*Goal*. Everything from the first line of the records below through the line containing "ax = fig.add_axes([25/1162, 45/644, 720/1162, 585/644])" is to be retyped exactly; leave out the rest.

******************************

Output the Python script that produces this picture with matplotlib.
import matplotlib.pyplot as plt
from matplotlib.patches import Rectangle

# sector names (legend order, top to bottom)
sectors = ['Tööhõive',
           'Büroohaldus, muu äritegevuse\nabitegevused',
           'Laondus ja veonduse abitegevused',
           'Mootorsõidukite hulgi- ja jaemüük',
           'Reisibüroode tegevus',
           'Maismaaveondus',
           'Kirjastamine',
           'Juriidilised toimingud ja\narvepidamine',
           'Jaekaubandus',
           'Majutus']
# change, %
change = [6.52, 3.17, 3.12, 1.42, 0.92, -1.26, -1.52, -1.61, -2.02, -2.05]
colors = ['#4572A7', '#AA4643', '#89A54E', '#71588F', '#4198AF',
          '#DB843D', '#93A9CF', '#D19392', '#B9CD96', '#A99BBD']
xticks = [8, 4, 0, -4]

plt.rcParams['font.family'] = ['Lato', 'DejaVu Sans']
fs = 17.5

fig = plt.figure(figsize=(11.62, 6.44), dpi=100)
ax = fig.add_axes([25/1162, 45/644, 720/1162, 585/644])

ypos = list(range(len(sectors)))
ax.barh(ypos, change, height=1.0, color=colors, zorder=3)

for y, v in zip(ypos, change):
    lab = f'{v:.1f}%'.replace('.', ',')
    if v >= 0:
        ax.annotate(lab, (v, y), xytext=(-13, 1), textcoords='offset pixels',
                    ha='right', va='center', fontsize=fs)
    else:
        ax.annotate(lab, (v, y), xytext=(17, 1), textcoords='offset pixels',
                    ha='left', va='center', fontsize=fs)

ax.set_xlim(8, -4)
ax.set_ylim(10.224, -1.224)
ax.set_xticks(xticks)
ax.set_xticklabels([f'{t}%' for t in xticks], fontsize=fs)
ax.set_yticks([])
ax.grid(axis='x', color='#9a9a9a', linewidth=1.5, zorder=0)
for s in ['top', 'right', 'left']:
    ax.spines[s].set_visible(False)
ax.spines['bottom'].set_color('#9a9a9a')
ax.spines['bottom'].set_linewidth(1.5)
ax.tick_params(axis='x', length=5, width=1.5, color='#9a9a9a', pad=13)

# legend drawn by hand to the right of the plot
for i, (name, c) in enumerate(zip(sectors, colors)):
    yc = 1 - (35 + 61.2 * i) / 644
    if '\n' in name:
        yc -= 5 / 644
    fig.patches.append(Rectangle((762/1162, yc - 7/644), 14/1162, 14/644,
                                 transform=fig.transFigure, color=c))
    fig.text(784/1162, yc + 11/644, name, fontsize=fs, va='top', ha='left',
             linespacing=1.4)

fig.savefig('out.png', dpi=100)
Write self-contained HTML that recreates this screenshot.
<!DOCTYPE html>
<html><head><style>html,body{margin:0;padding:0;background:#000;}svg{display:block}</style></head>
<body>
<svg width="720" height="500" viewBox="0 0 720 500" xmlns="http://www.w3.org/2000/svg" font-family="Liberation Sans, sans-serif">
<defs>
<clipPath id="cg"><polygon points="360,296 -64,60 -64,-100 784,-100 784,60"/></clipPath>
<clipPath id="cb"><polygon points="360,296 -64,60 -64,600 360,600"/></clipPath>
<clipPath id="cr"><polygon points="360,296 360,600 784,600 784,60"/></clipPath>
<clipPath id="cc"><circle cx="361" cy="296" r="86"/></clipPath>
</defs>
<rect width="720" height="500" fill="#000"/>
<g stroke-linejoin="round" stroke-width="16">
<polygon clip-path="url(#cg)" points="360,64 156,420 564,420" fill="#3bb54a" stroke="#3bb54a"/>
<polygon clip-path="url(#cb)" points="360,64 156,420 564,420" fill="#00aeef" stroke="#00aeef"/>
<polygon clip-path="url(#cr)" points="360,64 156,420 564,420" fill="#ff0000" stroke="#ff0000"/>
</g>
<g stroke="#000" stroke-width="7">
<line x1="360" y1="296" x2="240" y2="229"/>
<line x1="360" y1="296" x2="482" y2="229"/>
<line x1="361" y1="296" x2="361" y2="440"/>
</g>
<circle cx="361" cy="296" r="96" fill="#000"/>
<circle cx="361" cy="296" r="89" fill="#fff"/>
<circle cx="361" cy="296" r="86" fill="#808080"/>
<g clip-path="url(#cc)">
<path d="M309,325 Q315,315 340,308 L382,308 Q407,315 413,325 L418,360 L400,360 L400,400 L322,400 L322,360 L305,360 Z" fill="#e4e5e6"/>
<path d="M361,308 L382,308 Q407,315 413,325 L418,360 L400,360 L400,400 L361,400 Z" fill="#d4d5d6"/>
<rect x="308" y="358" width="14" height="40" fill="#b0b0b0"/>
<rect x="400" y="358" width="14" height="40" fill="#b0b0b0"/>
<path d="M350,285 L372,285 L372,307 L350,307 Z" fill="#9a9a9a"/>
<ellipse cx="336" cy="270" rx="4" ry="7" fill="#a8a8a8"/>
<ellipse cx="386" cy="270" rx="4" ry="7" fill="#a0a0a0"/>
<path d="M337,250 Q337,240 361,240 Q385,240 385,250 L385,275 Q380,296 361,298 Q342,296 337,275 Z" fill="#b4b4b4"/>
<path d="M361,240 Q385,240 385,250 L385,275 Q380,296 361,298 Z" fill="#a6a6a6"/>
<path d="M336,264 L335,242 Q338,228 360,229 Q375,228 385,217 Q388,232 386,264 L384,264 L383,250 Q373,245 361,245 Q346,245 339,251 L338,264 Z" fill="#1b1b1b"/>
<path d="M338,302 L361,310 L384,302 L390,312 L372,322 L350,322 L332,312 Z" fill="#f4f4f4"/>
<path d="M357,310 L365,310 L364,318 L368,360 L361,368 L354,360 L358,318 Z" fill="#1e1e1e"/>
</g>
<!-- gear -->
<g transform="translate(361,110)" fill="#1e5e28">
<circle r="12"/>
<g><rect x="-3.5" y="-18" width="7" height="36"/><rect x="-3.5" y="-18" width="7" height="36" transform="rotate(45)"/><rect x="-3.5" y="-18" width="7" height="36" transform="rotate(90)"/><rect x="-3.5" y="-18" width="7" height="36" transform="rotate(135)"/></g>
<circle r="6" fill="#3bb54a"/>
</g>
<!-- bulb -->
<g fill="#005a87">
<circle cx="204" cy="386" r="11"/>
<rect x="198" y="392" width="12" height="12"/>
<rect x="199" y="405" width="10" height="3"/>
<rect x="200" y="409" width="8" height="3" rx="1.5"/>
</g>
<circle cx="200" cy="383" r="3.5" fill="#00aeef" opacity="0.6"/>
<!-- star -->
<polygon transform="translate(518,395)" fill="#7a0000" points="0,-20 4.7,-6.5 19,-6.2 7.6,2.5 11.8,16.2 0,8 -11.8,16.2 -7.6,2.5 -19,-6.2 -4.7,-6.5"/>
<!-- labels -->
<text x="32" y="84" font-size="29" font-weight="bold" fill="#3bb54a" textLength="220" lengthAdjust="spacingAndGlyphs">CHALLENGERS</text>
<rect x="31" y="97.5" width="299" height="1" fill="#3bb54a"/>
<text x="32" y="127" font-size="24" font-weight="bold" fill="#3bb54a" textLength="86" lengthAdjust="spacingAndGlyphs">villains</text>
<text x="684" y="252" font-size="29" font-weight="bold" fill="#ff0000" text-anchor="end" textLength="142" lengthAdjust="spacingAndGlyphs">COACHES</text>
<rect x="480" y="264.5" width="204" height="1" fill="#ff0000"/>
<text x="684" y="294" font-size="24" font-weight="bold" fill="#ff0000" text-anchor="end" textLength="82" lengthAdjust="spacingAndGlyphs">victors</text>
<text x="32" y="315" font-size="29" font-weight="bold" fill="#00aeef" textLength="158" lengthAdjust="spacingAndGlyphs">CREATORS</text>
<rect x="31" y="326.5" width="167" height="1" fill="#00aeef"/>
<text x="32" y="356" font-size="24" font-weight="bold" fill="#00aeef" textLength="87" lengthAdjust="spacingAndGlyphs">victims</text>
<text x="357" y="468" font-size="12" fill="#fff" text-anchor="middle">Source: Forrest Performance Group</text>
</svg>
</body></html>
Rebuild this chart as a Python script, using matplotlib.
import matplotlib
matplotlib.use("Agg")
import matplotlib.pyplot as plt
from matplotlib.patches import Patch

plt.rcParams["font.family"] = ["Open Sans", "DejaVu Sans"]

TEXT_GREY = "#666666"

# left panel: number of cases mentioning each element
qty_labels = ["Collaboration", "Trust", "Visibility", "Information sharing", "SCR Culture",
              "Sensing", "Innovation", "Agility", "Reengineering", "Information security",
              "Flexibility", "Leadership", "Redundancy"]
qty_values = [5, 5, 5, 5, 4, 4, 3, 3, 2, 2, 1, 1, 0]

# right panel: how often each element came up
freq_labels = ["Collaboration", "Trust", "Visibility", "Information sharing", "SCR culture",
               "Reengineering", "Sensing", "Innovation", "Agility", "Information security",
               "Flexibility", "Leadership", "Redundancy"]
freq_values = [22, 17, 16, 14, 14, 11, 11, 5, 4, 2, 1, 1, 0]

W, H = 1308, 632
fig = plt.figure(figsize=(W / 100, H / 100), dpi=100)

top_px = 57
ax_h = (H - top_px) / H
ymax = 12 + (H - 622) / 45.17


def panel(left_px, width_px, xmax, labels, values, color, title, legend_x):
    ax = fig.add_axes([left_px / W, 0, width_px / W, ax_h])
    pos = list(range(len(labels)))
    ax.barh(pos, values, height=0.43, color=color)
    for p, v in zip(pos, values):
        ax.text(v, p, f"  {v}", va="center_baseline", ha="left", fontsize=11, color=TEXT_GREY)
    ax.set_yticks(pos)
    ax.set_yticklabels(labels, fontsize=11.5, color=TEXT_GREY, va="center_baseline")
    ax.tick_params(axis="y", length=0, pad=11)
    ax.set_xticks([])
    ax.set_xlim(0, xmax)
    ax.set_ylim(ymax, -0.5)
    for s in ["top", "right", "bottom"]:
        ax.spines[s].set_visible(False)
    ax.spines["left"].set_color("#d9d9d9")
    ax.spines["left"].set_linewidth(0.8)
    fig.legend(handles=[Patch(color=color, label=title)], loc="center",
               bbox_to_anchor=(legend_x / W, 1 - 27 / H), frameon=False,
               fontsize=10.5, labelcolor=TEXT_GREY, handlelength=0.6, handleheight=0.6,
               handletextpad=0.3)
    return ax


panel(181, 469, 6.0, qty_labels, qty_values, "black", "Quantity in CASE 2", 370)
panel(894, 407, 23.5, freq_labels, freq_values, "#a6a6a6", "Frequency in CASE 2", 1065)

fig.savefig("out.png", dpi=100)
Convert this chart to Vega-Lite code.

******************************

*Complete response*.
Output the Python script that produces this picture with matplotlib.
import matplotlib.pyplot as plt
from matplotlib.patches import Rectangle

# sector names (legend order, top to bottom)
sectors = ['Tööhõive',
           'Büroohaldus, muu äritegevuse\nabitegevused',
           'Laondus ja veonduse abitegevused',
           'Mootorsõidukite hulgi- ja jaemüük',
           'Reisibüroode tegevus',
           'Maismaaveondus',
           'Kirjastamine',
           'Juriidilised toimingud ja\narvepidamine',
           'Jaekaubandus',
           'Majutus']
# change, %
change = [6.52, 3.17, 3.12, 1.42, 0.92, -1.26, -1.52, -1.61, -2.02, -2.05]
colors = ['#4572A7', '#AA4643', '#89A54E', '#71588F', '#4198AF',
          '#DB843D', '#93A9CF', '#D19392', '#B9CD96', '#A99BBD']
xticks = [8, 4, 0, -4]

plt.rcParams['font.family'] = ['Lato', 'DejaVu Sans']
fs = 17.5

fig = plt.figure(figsize=(11.62, 6.44), dpi=100)
ax = fig.add_axes([25/1162, 45/644, 720/1162, 585/644])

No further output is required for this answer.